**WORK INSTRUCTIONS:** Leave the pictures out. Return all other data exactly.

──────── RECORDS FOR PROCESSING ────────

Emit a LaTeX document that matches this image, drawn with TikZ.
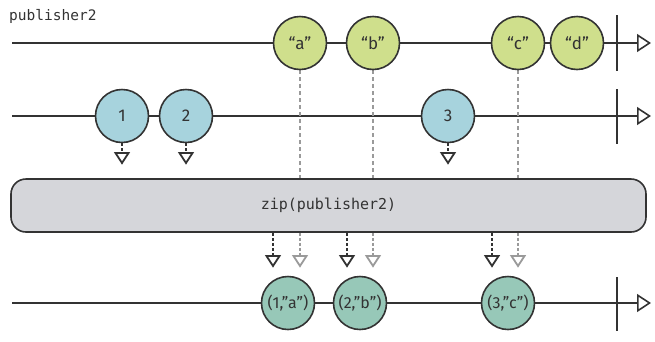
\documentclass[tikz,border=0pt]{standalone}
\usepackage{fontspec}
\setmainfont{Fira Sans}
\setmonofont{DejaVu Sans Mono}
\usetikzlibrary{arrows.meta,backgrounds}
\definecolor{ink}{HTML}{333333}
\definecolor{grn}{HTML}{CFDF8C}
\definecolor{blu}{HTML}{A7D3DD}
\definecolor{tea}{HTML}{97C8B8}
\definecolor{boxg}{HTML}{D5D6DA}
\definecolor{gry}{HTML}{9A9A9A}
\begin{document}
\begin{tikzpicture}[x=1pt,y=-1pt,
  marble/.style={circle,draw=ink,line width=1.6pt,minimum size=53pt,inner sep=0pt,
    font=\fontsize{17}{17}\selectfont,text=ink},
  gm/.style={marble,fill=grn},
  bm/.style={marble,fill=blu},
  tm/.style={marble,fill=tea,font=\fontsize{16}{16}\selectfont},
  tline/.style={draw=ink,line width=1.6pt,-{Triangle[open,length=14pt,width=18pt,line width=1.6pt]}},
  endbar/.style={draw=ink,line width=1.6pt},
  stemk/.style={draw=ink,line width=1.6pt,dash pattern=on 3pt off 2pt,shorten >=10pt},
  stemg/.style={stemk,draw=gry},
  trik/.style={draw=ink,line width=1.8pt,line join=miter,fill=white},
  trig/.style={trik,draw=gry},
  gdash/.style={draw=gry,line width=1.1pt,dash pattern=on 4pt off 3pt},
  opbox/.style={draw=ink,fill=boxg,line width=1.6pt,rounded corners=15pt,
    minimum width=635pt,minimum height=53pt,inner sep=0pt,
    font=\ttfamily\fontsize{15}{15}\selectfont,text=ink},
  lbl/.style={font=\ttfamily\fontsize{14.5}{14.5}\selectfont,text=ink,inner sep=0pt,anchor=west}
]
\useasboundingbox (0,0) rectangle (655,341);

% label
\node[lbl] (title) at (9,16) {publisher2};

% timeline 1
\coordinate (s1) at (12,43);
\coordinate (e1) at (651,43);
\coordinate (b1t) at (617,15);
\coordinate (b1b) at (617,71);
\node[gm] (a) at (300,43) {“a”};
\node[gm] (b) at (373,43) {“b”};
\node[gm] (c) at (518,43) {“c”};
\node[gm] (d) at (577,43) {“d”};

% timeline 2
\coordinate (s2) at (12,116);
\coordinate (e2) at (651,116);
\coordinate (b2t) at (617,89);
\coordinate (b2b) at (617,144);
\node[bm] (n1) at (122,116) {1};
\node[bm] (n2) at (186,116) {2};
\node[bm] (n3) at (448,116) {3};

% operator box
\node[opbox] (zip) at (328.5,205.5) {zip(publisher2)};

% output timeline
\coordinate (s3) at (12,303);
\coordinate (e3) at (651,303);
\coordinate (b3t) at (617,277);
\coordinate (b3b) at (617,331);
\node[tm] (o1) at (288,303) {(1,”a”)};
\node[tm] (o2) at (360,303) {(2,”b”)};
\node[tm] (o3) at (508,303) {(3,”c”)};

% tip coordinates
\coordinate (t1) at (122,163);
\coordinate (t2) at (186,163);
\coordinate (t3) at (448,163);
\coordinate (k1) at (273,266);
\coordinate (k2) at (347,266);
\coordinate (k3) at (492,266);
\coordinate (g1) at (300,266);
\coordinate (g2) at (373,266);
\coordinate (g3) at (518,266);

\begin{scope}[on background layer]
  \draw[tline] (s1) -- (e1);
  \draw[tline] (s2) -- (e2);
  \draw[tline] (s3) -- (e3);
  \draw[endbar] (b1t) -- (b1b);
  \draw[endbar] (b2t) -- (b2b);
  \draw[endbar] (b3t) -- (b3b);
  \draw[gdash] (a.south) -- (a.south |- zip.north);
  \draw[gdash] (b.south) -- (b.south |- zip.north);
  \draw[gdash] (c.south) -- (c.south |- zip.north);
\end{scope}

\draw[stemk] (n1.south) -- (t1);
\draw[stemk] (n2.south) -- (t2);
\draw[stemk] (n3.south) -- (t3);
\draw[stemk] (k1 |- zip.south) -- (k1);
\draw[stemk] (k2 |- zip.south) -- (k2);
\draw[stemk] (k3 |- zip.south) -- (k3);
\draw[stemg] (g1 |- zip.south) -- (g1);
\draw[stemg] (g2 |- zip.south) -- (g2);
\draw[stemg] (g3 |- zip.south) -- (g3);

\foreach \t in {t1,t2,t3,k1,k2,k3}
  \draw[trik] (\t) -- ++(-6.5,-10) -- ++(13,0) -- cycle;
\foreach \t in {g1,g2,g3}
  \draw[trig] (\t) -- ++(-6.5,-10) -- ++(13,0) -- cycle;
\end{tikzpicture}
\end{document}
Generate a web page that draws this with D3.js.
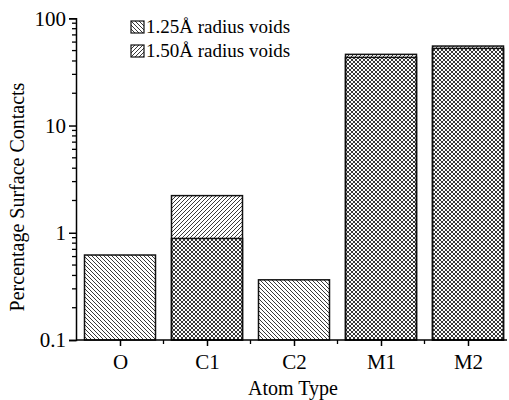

────────

**PROBLEM SOLUTION:**
Emit a LaTeX document that matches this image, drawn with TikZ.
\documentclass[tikz,border=0pt]{standalone}
\usepackage{fontspec}
\setmainfont{Fira Sans}
\setmonofont{DejaVu Sans Mono}
\usetikzlibrary{arrows.meta,backgrounds}
\definecolor{ink}{HTML}{333333}
\definecolor{grn}{HTML}{CFDF8C}
\definecolor{blu}{HTML}{A7D3DD}
\definecolor{tea}{HTML}{97C8B8}
\definecolor{boxg}{HTML}{D5D6DA}
\definecolor{gry}{HTML}{9A9A9A}
\begin{document}
\begin{tikzpicture}[x=1pt,y=-1pt,
  marble/.style={circle,draw=ink,line width=1.6pt,minimum size=53pt,inner sep=0pt,
    font=\fontsize{17}{17}\selectfont,text=ink},
  gm/.style={marble,fill=grn},
  bm/.style={marble,fill=blu},
  tm/.style={marble,fill=tea,font=\fontsize{16}{16}\selectfont},
  tline/.style={draw=ink,line width=1.6pt,-{Triangle[open,length=14pt,width=18pt,line width=1.6pt]}},
  endbar/.style={draw=ink,line width=1.6pt},
  stemk/.style={draw=ink,line width=1.6pt,dash pattern=on 3pt off 2pt,shorten >=10pt},
  stemg/.style={stemk,draw=gry},
  trik/.style={draw=ink,line width=1.8pt,line join=miter,fill=white},
  trig/.style={trik,draw=gry},
  gdash/.style={draw=gry,line width=1.1pt,dash pattern=on 4pt off 3pt},
  opbox/.style={draw=ink,fill=boxg,line width=1.6pt,rounded corners=15pt,
    minimum width=635pt,minimum height=53pt,inner sep=0pt,
    font=\ttfamily\fontsize{15}{15}\selectfont,text=ink},
  lbl/.style={font=\ttfamily\fontsize{14.5}{14.5}\selectfont,text=ink,inner sep=0pt,anchor=west}
]
\useasboundingbox (0,0) rectangle (655,341);

% label
\node[lbl] (title) at (9,16) {publisher2};

% timeline 1
\coordinate (s1) at (12,43);
\coordinate (e1) at (651,43);
\coordinate (b1t) at (617,15);
\coordinate (b1b) at (617,71);
\node[gm] (a) at (300,43) {“a”};
\node[gm] (b) at (373,43) {“b”};
\node[gm] (c) at (518,43) {“c”};
\node[gm] (d) at (577,43) {“d”};

% timeline 2
\coordinate (s2) at (12,116);
\coordinate (e2) at (651,116);
\coordinate (b2t) at (617,89);
\coordinate (b2b) at (617,144);
\node[bm] (n1) at (122,116) {1};
\node[bm] (n2) at (186,116) {2};
\node[bm] (n3) at (448,116) {3};

% operator box
\node[opbox] (zip) at (328.5,205.5) {zip(publisher2)};

% output timeline
\coordinate (s3) at (12,303);
\coordinate (e3) at (651,303);
\coordinate (b3t) at (617,277);
\coordinate (b3b) at (617,331);
\node[tm] (o1) at (288,303) {(1,”a”)};
\node[tm] (o2) at (360,303) {(2,”b”)};
\node[tm] (o3) at (508,303) {(3,”c”)};

% tip coordinates
\coordinate (t1) at (122,163);
\coordinate (t2) at (186,163);
\coordinate (t3) at (448,163);
\coordinate (k1) at (273,266);
\coordinate (k2) at (347,266);
\coordinate (k3) at (492,266);
\coordinate (g1) at (300,266);
\coordinate (g2) at (373,266);
\coordinate (g3) at (518,266);

\begin{scope}[on background layer]
  \draw[tline] (s1) -- (e1);
  \draw[tline] (s2) -- (e2);
  \draw[tline] (s3) -- (e3);
  \draw[endbar] (b1t) -- (b1b);
  \draw[endbar] (b2t) -- (b2b);
  \draw[endbar] (b3t) -- (b3b);
  \draw[gdash] (a.south) -- (a.south |- zip.north);
  \draw[gdash] (b.south) -- (b.south |- zip.north);
  \draw[gdash] (c.south) -- (c.south |- zip.north);
\end{scope}

\draw[stemk] (n1.south) -- (t1);
\draw[stemk] (n2.south) -- (t2);
\draw[stemk] (n3.south) -- (t3);
\draw[stemk] (k1 |- zip.south) -- (k1);
\draw[stemk] (k2 |- zip.south) -- (k2);
\draw[stemk] (k3 |- zip.south) -- (k3);
\draw[stemg] (g1 |- zip.south) -- (g1);
\draw[stemg] (g2 |- zip.south) -- (g2);
\draw[stemg] (g3 |- zip.south) -- (g3);

\foreach \t in {t1,t2,t3,k1,k2,k3}
  \draw[trik] (\t) -- ++(-6.5,-10) -- ++(13,0) -- cycle;
\foreach \t in {g1,g2,g3}
  \draw[trig] (\t) -- ++(-6.5,-10) -- ++(13,0) -- cycle;
\end{tikzpicture}
\end{document}
Generate a web page that draws this with D3.js.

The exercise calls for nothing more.